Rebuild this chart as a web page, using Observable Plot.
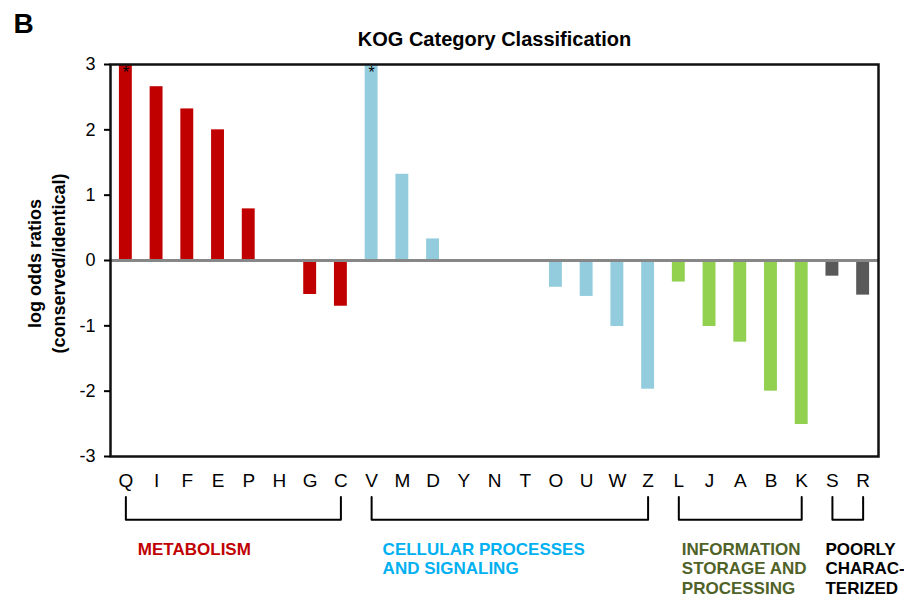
<!DOCTYPE html>
<html>
<head>
<meta charset="utf-8">
<script src="https://cdn.jsdelivr.net/npm/d3@7"></script>
<script src="https://cdn.jsdelivr.net/npm/@observablehq/plot@0.6"></script>
<style>
  html, body { margin: 0; padding: 0; background: #fff; }
  #chart svg { display: block; }
</style>
</head>
<body>
<div id="chart"></div>
<script>
// KOG categories in display order
const categories = ["Q","I","F","E","P","H","G","C","V","M","D","Y","N","T","O","U","W","Z","L","J","A","B","K","S","R"];
// log odds ratios (conserved/identical)
const values = [3.0, 2.66, 2.32, 2.0, 0.79, 0, -0.52, -0.70, 3.0, 1.32, 0.33, 0, 0, 0, -0.41, -0.55, -1.01, -1.97, -0.33, -1.01, -1.25, -2.0, -2.51, -0.24, -0.53];
// group membership of each category
const groupOf = ["met","met","met","met","met","met","met","met","cel","cel","cel","cel","cel","cel","cel","cel","cel","cel","inf","inf","inf","inf","inf","poor","poor"];
// groups
const groupKeys = ["met","cel","inf","poor"];
const groupLabels = ["METABOLISM", "CELLULAR PROCESSES\nAND SIGNALING", "INFORMATION\nSTORAGE AND\nPROCESSING", "POORLY\nCHARAC-\nTERIZED"];
const groupFirst = ["Q","V","L","S"];
const groupLast = ["C","Z","K","R"];
const groupBarColors = ["#C00000", "#93CDDD", "#92D050", "#595959"];
const groupTextColors = ["#C00000", "#00B0F0", "#4F6228", "#000000"];
// significance markers
const starred = ["Q","V"];
const yTicks = [-3, -2, -1, 0, 1, 2, 3];

const data = categories.map((c, i) => ({cat: c, val: values[i], group: groupOf[i]}));
const barColor = g => groupBarColors[groupKeys.indexOf(g)];

// layout constants (not data)
const bracketTop = -3.62, bracketBottom = -3.97;
const labelShift = [12, 11, 3, -7];

const font = "Liberation Sans, Arial, Helvetica, sans-serif";

const bracketData = groupKeys.flatMap((g, i) => [
  {g, x: groupFirst[i], y: bracketTop},
  {g, x: groupFirst[i], y: bracketBottom},
  {g, x: groupLast[i], y: bracketBottom},
  {g, x: groupLast[i], y: bracketTop}
]);

const groupTextMarks = groupKeys.map((g, i) =>
  Plot.text([groupLabels[i]], {
    x: () => groupFirst[i],
    frameAnchor: "bottom",
    dy: 84.5,
    dx: labelShift[i],
    textAnchor: "start",
    lineAnchor: "top",
    lineHeight: 1.14,
    fontSize: 17,
    fontWeight: "bold",
    fill: groupTextColors[i]
  })
);

const plot = Plot.plot({
  width: 904,
  height: 598,
  marginLeft: 110,
  marginRight: 26,
  marginTop: 64,
  marginBottom: 142,
  style: {fontFamily: font, background: "#fff", overflow: "visible"},
  x: {domain: categories, paddingInner: 0.58, paddingOuter: 0.29, round: false, label: null},
  y: {domain: [-3, 3], label: null},
  marks: [
    Plot.barY(data, {x: "cat", y: "val", fill: d => barColor(d.group)}),
    Plot.ruleY([0], {stroke: "#878787", strokeWidth: 3}),
    Plot.frame({stroke: "#111", strokeWidth: 2.5}),
    Plot.ruleX([0], {frameAnchor: "left", stroke: "#000", strokeWidth: 3}),
    Plot.axisY({ticks: yTicks, tickSize: 6, tickPadding: 9, tickFormat: d => String(d), fontSize: 18, stroke: "#000", strokeWidth: 2, label: null}),
    Plot.axisX({tickSize: 0, tickPadding: 17, fontSize: 19, label: null}),
    Plot.text(starred, {x: d => d, y: 3, dy: 8, text: () => "*", fontSize: 16, fill: "#000"}),
    Plot.line(bracketData, {x: "x", y: "y", z: "g", stroke: "#000", strokeWidth: 2}),
    ...groupTextMarks,
    Plot.text(["KOG Category Classification"], {frameAnchor: "top", lineAnchor: "middle", dy: -25, fontSize: 20, fontWeight: "bold", fill: "#000"}),
    Plot.text(["B"], {frameAnchor: "top-left", lineAnchor: "middle", dx: -87, dy: -40, textAnchor: "middle", fontSize: 28, fontWeight: "bold", fill: "#000"}),
    Plot.text(["log odds ratios"], {frameAnchor: "left", lineAnchor: "middle", dx: -75, dy: 3, rotate: -90, textAnchor: "middle", fontSize: 18, fontWeight: "bold", fill: "#000"}),
    Plot.text(["(conserved/identical)"], {frameAnchor: "left", lineAnchor: "middle", dx: -51, dy: 3, rotate: -90, textAnchor: "middle", fontSize: 18, fontWeight: "bold", fill: "#000"})
  ]
});

document.getElementById("chart").appendChild(plot);
</script>
</body>
</html>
^^^^^^^^^^^^^^^^
• STATED PROBLEM: Find the lines with the string "chart" and reproduce them.

• OUTPUT OF THE TASK:
Rebuild this chart as a web page, using Observable Plot.
  #chart svg { display: block; }
<div id="chart"></div>
document.getElementById("chart").appendChild(plot);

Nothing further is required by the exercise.